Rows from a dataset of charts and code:

──────────

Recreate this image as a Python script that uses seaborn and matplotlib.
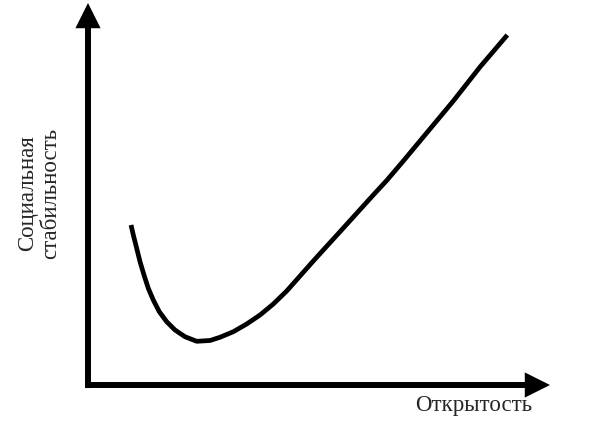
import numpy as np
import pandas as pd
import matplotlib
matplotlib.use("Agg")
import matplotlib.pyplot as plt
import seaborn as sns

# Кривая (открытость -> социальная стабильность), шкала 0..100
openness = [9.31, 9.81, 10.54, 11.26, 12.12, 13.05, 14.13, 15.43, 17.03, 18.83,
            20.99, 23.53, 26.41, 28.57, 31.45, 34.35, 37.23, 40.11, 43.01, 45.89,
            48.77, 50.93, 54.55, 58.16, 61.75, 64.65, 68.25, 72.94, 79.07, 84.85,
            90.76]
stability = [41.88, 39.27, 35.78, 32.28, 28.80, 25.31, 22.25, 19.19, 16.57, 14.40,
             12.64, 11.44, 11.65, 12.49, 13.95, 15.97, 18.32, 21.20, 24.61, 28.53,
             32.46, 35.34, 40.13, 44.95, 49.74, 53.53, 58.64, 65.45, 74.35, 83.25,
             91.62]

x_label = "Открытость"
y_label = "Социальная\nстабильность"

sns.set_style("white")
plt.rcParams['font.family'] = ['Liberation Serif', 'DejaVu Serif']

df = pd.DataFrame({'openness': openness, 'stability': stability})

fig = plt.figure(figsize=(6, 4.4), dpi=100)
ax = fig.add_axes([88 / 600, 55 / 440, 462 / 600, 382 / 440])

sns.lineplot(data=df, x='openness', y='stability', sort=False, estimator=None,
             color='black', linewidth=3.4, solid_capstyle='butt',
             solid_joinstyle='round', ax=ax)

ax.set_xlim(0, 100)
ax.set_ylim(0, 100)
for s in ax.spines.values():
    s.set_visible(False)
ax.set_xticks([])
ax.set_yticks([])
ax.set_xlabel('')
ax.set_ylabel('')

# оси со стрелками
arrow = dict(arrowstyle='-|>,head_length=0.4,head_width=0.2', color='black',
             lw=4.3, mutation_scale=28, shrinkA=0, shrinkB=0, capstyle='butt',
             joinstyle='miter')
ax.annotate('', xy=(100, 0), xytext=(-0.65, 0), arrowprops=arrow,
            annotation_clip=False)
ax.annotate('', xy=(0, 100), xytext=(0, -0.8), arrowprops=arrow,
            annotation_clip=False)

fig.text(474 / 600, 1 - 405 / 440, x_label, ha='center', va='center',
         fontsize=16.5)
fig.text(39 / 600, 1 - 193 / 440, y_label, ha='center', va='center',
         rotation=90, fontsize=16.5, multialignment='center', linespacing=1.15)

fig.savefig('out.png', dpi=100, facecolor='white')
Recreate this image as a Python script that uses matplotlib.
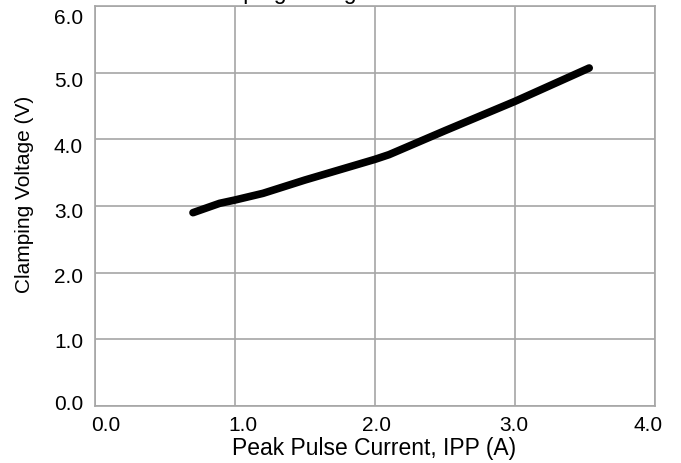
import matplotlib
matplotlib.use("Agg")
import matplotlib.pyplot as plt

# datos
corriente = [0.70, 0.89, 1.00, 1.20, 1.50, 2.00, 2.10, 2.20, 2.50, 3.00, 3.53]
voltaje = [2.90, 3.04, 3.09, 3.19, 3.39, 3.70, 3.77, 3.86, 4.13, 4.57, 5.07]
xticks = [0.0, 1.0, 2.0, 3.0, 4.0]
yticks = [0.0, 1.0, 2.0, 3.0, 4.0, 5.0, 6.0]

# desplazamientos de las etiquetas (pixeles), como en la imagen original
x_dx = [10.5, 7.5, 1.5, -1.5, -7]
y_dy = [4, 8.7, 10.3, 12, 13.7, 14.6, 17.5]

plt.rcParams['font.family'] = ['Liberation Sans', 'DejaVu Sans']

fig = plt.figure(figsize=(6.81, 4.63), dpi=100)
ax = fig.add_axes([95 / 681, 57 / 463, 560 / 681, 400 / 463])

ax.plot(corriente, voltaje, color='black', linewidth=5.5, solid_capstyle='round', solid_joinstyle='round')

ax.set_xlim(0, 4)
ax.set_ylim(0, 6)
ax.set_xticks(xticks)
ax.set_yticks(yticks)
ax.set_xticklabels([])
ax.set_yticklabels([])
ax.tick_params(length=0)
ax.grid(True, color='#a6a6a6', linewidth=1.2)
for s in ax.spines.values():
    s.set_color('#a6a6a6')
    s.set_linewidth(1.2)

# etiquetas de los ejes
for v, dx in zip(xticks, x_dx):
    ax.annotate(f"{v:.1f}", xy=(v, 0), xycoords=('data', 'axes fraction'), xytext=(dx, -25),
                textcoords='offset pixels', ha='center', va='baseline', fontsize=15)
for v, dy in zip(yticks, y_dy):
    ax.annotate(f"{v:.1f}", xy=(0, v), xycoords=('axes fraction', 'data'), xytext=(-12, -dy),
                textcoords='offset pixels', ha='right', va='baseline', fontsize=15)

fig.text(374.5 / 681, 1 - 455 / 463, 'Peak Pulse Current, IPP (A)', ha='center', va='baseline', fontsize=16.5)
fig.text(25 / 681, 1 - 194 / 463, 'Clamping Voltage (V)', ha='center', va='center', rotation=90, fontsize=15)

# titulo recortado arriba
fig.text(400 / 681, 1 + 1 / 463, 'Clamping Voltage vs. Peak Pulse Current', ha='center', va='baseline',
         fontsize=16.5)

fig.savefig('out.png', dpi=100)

──────────

SET EXERCISE: Copy out each line exactly, without the pictures.

EXERCISE RESPONSE:
Recreate this image as a Python script that uses seaborn and matplotlib.
import numpy as np
import pandas as pd
import matplotlib
matplotlib.use("Agg")
import matplotlib.pyplot as plt
import seaborn as sns

# Кривая (открытость -> социальная стабильность), шкала 0..100
openness = [9.31, 9.81, 10.54, 11.26, 12.12, 13.05, 14.13, 15.43, 17.03, 18.83,
            20.99, 23.53, 26.41, 28.57, 31.45, 34.35, 37.23, 40.11, 43.01, 45.89,
            48.77, 50.93, 54.55, 58.16, 61.75, 64.65, 68.25, 72.94, 79.07, 84.85,
            90.76]
stability = [41.88, 39.27, 35.78, 32.28, 28.80, 25.31, 22.25, 19.19, 16.57, 14.40,
             12.64, 11.44, 11.65, 12.49, 13.95, 15.97, 18.32, 21.20, 24.61, 28.53,
             32.46, 35.34, 40.13, 44.95, 49.74, 53.53, 58.64, 65.45, 74.35, 83.25,
             91.62]

x_label = "Открытость"
y_label = "Социальная\nстабильность"

sns.set_style("white")
plt.rcParams['font.family'] = ['Liberation Serif', 'DejaVu Serif']

df = pd.DataFrame({'openness': openness, 'stability': stability})

fig = plt.figure(figsize=(6, 4.4), dpi=100)
ax = fig.add_axes([88 / 600, 55 / 440, 462 / 600, 382 / 440])

sns.lineplot(data=df, x='openness', y='stability', sort=False, estimator=None,
             color='black', linewidth=3.4, solid_capstyle='butt',
             solid_joinstyle='round', ax=ax)

ax.set_xlim(0, 100)
ax.set_ylim(0, 100)
for s in ax.spines.values():
    s.set_visible(False)
ax.set_xticks([])
ax.set_yticks([])
ax.set_xlabel('')
ax.set_ylabel('')

# оси со стрелками
arrow = dict(arrowstyle='-|>,head_length=0.4,head_width=0.2', color='black',
             lw=4.3, mutation_scale=28, shrinkA=0, shrinkB=0, capstyle='butt',
             joinstyle='miter')
ax.annotate('', xy=(100, 0), xytext=(-0.65, 0), arrowprops=arrow,
            annotation_clip=False)
ax.annotate('', xy=(0, 100), xytext=(0, -0.8), arrowprops=arrow,
            annotation_clip=False)

fig.text(474 / 600, 1 - 405 / 440, x_label, ha='center', va='center',
         fontsize=16.5)
fig.text(39 / 600, 1 - 193 / 440, y_label, ha='center', va='center',
         rotation=90, fontsize=16.5, multialignment='center', linespacing=1.15)

fig.savefig('out.png', dpi=100, facecolor='white')
Recreate this image as a Python script that uses matplotlib.
import matplotlib
matplotlib.use("Agg")
import matplotlib.pyplot as plt

# datos
corriente = [0.70, 0.89, 1.00, 1.20, 1.50, 2.00, 2.10, 2.20, 2.50, 3.00, 3.53]
voltaje = [2.90, 3.04, 3.09, 3.19, 3.39, 3.70, 3.77, 3.86, 4.13, 4.57, 5.07]
xticks = [0.0, 1.0, 2.0, 3.0, 4.0]
yticks = [0.0, 1.0, 2.0, 3.0, 4.0, 5.0, 6.0]

# desplazamientos de las etiquetas (pixeles), como en la imagen original
x_dx = [10.5, 7.5, 1.5, -1.5, -7]
y_dy = [4, 8.7, 10.3, 12, 13.7, 14.6, 17.5]

plt.rcParams['font.family'] = ['Liberation Sans', 'DejaVu Sans']

fig = plt.figure(figsize=(6.81, 4.63), dpi=100)
ax = fig.add_axes([95 / 681, 57 / 463, 560 / 681, 400 / 463])

ax.plot(corriente, voltaje, color='black', linewidth=5.5, solid_capstyle='round', solid_joinstyle='round')

ax.set_xlim(0, 4)
ax.set_ylim(0, 6)
ax.set_xticks(xticks)
ax.set_yticks(yticks)
ax.set_xticklabels([])
ax.set_yticklabels([])
ax.tick_params(length=0)
ax.grid(True, color='#a6a6a6', linewidth=1.2)
for s in ax.spines.values():
    s.set_color('#a6a6a6')
    s.set_linewidth(1.2)

# etiquetas de los ejes
for v, dx in zip(xticks, x_dx):
    ax.annotate(f"{v:.1f}", xy=(v, 0), xycoords=('data', 'axes fraction'), xytext=(dx, -25),
                textcoords='offset pixels', ha='center', va='baseline', fontsize=15)
for v, dy in zip(yticks, y_dy):
    ax.annotate(f"{v:.1f}", xy=(0, v), xycoords=('axes fraction', 'data'), xytext=(-12, -dy),
                textcoords='offset pixels', ha='right', va='baseline', fontsize=15)

fig.text(374.5 / 681, 1 - 455 / 463, 'Peak Pulse Current, IPP (A)', ha='center', va='baseline', fontsize=16.5)
fig.text(25 / 681, 1 - 194 / 463, 'Clamping Voltage (V)', ha='center', va='center', rotation=90, fontsize=15)

# titulo recortado arriba
fig.text(400 / 681, 1 + 1 / 463, 'Clamping Voltage vs. Peak Pulse Current', ha='center', va='baseline',
         fontsize=16.5)

fig.savefig('out.png', dpi=100)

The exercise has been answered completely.